## The request
Copy all lines below exactly as written. Leave pictures out.

......

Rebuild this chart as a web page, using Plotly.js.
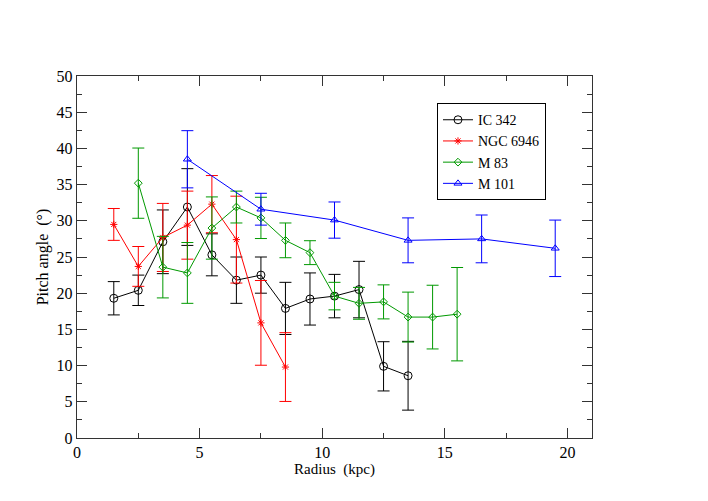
<!DOCTYPE html>
<html>
<head>
<meta charset="utf-8">
<script src="https://cdn.plot.ly/plotly-3.0.1.min.js"></script>
<style>
  html, body { margin: 0; padding: 0; background: #fff; }
  #chart { width: 708px; height: 501px; }
</style>
</head>
<body>
<div id="chart"></div>
<script>
// radius (kpc), pitch angle (deg) and error for each galaxy
const ic342R = [1.5, 2.5, 3.5, 4.5, 5.5, 6.5, 7.5, 8.5, 9.5, 10.5, 11.5, 12.5, 13.5];
const ic342P = [19.3, 20.4, 27.1, 31.9, 25.3, 21.8, 22.5, 17.9, 19.2, 19.6, 20.5, 9.9, 8.6];
const ic342E = [2.3, 2.1, 4.4, 5.3, 2.9, 3.2, 2.5, 3.6, 3.6, 3.0, 3.9, 3.4, 4.75];

const ngc6946R = [1.5, 2.5, 3.5, 4.5, 5.5, 6.5, 7.5, 8.5];
const ngc6946P = [29.5, 23.7, 27.7, 29.4, 32.3, 27.4, 15.9, 9.8];
const ngc6946E = [2.2, 2.75, 4.7, 4.7, 3.95, 6.0, 5.85, 4.75];

const m83R = [2.5, 3.5, 4.5, 5.5, 6.5, 7.5, 8.5, 9.5, 10.5, 11.5, 12.5, 13.5, 14.5, 15.5];
const m83P = [35.2, 23.6, 22.8, 29.0, 31.9, 30.4, 27.3, 25.6, 19.6, 18.6, 18.8, 16.7, 16.7, 17.1];
const m83E = [4.85, 4.25, 4.2, 4.3, 2.2, 2.85, 2.4, 1.65, 1.9, 2.2, 2.35, 3.45, 4.4, 6.45];

const m101R = [4.5, 7.5, 10.5, 13.5, 16.5, 19.5];
const m101P = [38.5, 31.6, 30.1, 27.3, 27.5, 26.2];
const m101E = [3.95, 2.2, 2.5, 3.1, 3.3, 3.9];

const serif = 'Liberation Serif, Times New Roman, serif';

function series(name, x, y, err, color, symbol, size) {
    return {
        name: name,
        x: x,
        y: y,
        type: 'scatter',
        mode: 'lines+markers',
        line: { color: color, width: 1 },
        marker: { symbol: symbol, size: size, color: color, line: { color: color, width: 1 } },
        error_y: { type: 'data', array: err, visible: true, color: color, thickness: 1, width: 6 }
    };
}

const data = [
    series('IC 342', ic342R, ic342P, ic342E, '#000000', 'circle-open', 8),
    series('NGC 6946', ngc6946R, ngc6946P, ngc6946E, '#ff0000', 'asterisk-open', 6),
    series('M 83', m83R, m83P, m83E, '#009900', 'diamond-open', 6),
    series('M 101', m101R, m101P, m101E, '#0000ff', 'triangle-up-open', 7)
];

const axisCommon = {
    showgrid: false,
    zeroline: false,
    showline: true,
    linecolor: '#333',
    linewidth: 1.2,
    mirror: 'allticks',
    ticks: 'inside',
    ticklen: 10,
    tickwidth: 1,
    tickcolor: '#333',
    tickfont: { family: serif, size: 16, color: '#000' },
    minor: { ticks: 'inside', ticklen: 5, tickwidth: 1, tickcolor: '#333', showgrid: false }
};

const layout = {
    width: 708,
    height: 501,
    margin: { l: 77, r: 116, t: 76, b: 63 },
    paper_bgcolor: '#fff',
    plot_bgcolor: '#fff',
    font: { family: serif, color: '#000' },
    showlegend: true,
    xaxis: Object.assign({}, axisCommon, {
        range: [0, 21],
        tickvals: [0, 5, 10, 15, 20],
        minor: Object.assign({}, axisCommon.minor, { tickvals: [2.5, 7.5, 12.5, 17.5] }),
        title: { text: 'Radius\u00a0\u00a0(kpc)', font: { family: serif, size: 15, color: '#000' }, standoff: 0 }
    }),
    yaxis: Object.assign({}, axisCommon, {
        range: [0, 50],
        tickvals: [0, 5, 10, 15, 20, 25, 30, 35, 40, 45, 50],
        minor: Object.assign({}, axisCommon.minor, { tickvals: [2.5, 7.5, 12.5, 17.5, 22.5, 27.5, 32.5, 37.5, 42.5, 47.5] }),
        title: { text: 'Pitch angle\u00a0\u00a0(\u00b0)', font: { family: serif, size: 16, color: '#000' }, standoff: 4 }
    }),
    legend: {
        x: 0.699,
        y: 0.925,
        xanchor: 'left',
        yanchor: 'top',
        bgcolor: '#fff',
        bordercolor: '#000',
        borderwidth: 1,
        font: { family: serif, size: 14, color: '#000' },
        tracegroupgap: 0
    }
};

// wait for fonts so the legend box is measured with the serif face
const ready = document.fonts ? document.fonts.ready : Promise.resolve();
ready.then(function () {
    Plotly.newPlot('chart', data, layout, { displayModeBar: false, staticPlot: true });
});
</script>
</body>
</html>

......

## The output
Rebuild this chart as a web page, using Plotly.js.
<!DOCTYPE html>
<html>
<head>
<meta charset="utf-8">
<script src="https://cdn.plot.ly/plotly-3.0.1.min.js"></script>
<style>
  html, body { margin: 0; padding: 0; background: #fff; }
  #chart { width: 708px; height: 501px; }
</style>
</head>
<body>
<div id="chart"></div>
<script>
// radius (kpc), pitch angle (deg) and error for each galaxy
const ic342R = [1.5, 2.5, 3.5, 4.5, 5.5, 6.5, 7.5, 8.5, 9.5, 10.5, 11.5, 12.5, 13.5];
const ic342P = [19.3, 20.4, 27.1, 31.9, 25.3, 21.8, 22.5, 17.9, 19.2, 19.6, 20.5, 9.9, 8.6];
const ic342E = [2.3, 2.1, 4.4, 5.3, 2.9, 3.2, 2.5, 3.6, 3.6, 3.0, 3.9, 3.4, 4.75];

const ngc6946R = [1.5, 2.5, 3.5, 4.5, 5.5, 6.5, 7.5, 8.5];
const ngc6946P = [29.5, 23.7, 27.7, 29.4, 32.3, 27.4, 15.9, 9.8];
const ngc6946E = [2.2, 2.75, 4.7, 4.7, 3.95, 6.0, 5.85, 4.75];

const m83R = [2.5, 3.5, 4.5, 5.5, 6.5, 7.5, 8.5, 9.5, 10.5, 11.5, 12.5, 13.5, 14.5, 15.5];
const m83P = [35.2, 23.6, 22.8, 29.0, 31.9, 30.4, 27.3, 25.6, 19.6, 18.6, 18.8, 16.7, 16.7, 17.1];
const m83E = [4.85, 4.25, 4.2, 4.3, 2.2, 2.85, 2.4, 1.65, 1.9, 2.2, 2.35, 3.45, 4.4, 6.45];

const m101R = [4.5, 7.5, 10.5, 13.5, 16.5, 19.5];
const m101P = [38.5, 31.6, 30.1, 27.3, 27.5, 26.2];
const m101E = [3.95, 2.2, 2.5, 3.1, 3.3, 3.9];

const serif = 'Liberation Serif, Times New Roman, serif';

function series(name, x, y, err, color, symbol, size) {
    return {
        name: name,
        x: x,
        y: y,
        type: 'scatter',
        mode: 'lines+markers',
        line: { color: color, width: 1 },
        marker: { symbol: symbol, size: size, color: color, line: { color: color, width: 1 } },
        error_y: { type: 'data', array: err, visible: true, color: color, thickness: 1, width: 6 }
    };
}

const data = [
    series('IC 342', ic342R, ic342P, ic342E, '#000000', 'circle-open', 8),
    series('NGC 6946', ngc6946R, ngc6946P, ngc6946E, '#ff0000', 'asterisk-open', 6),
    series('M 83', m83R, m83P, m83E, '#009900', 'diamond-open', 6),
    series('M 101', m101R, m101P, m101E, '#0000ff', 'triangle-up-open', 7)
];

const axisCommon = {
    showgrid: false,
    zeroline: false,
    showline: true,
    linecolor: '#333',
    linewidth: 1.2,
    mirror: 'allticks',
    ticks: 'inside',
    ticklen: 10,
    tickwidth: 1,
    tickcolor: '#333',
    tickfont: { family: serif, size: 16, color: '#000' },
    minor: { ticks: 'inside', ticklen: 5, tickwidth: 1, tickcolor: '#333', showgrid: false }
};

const layout = {
    width: 708,
    height: 501,
    margin: { l: 77, r: 116, t: 76, b: 63 },
    paper_bgcolor: '#fff',
    plot_bgcolor: '#fff',
    font: { family: serif, color: '#000' },
    showlegend: true,
    xaxis: Object.assign({}, axisCommon, {
        range: [0, 21],
        tickvals: [0, 5, 10, 15, 20],
        minor: Object.assign({}, axisCommon.minor, { tickvals: [2.5, 7.5, 12.5, 17.5] }),
        title: { text: 'Radius\u00a0\u00a0(kpc)', font: { family: serif, size: 15, color: '#000' }, standoff: 0 }
    }),
    yaxis: Object.assign({}, axisCommon, {
        range: [0, 50],
        tickvals: [0, 5, 10, 15, 20, 25, 30, 35, 40, 45, 50],
        minor: Object.assign({}, axisCommon.minor, { tickvals: [2.5, 7.5, 12.5, 17.5, 22.5, 27.5, 32.5, 37.5, 42.5, 47.5] }),
        title: { text: 'Pitch angle\u00a0\u00a0(\u00b0)', font: { family: serif, size: 16, color: '#000' }, standoff: 4 }
    }),
    legend: {
        x: 0.699,
        y: 0.925,
        xanchor: 'left',
        yanchor: 'top',
        bgcolor: '#fff',
        bordercolor: '#000',
        borderwidth: 1,
        font: { family: serif, size: 14, color: '#000' },
        tracegroupgap: 0
    }
};

// wait for fonts so the legend box is measured with the serif face
const ready = document.fonts ? document.fonts.ready : Promise.resolve();
ready.then(function () {
    Plotly.newPlot('chart', data, layout, { displayModeBar: false, staticPlot: true });
});
</script>
</body>
</html>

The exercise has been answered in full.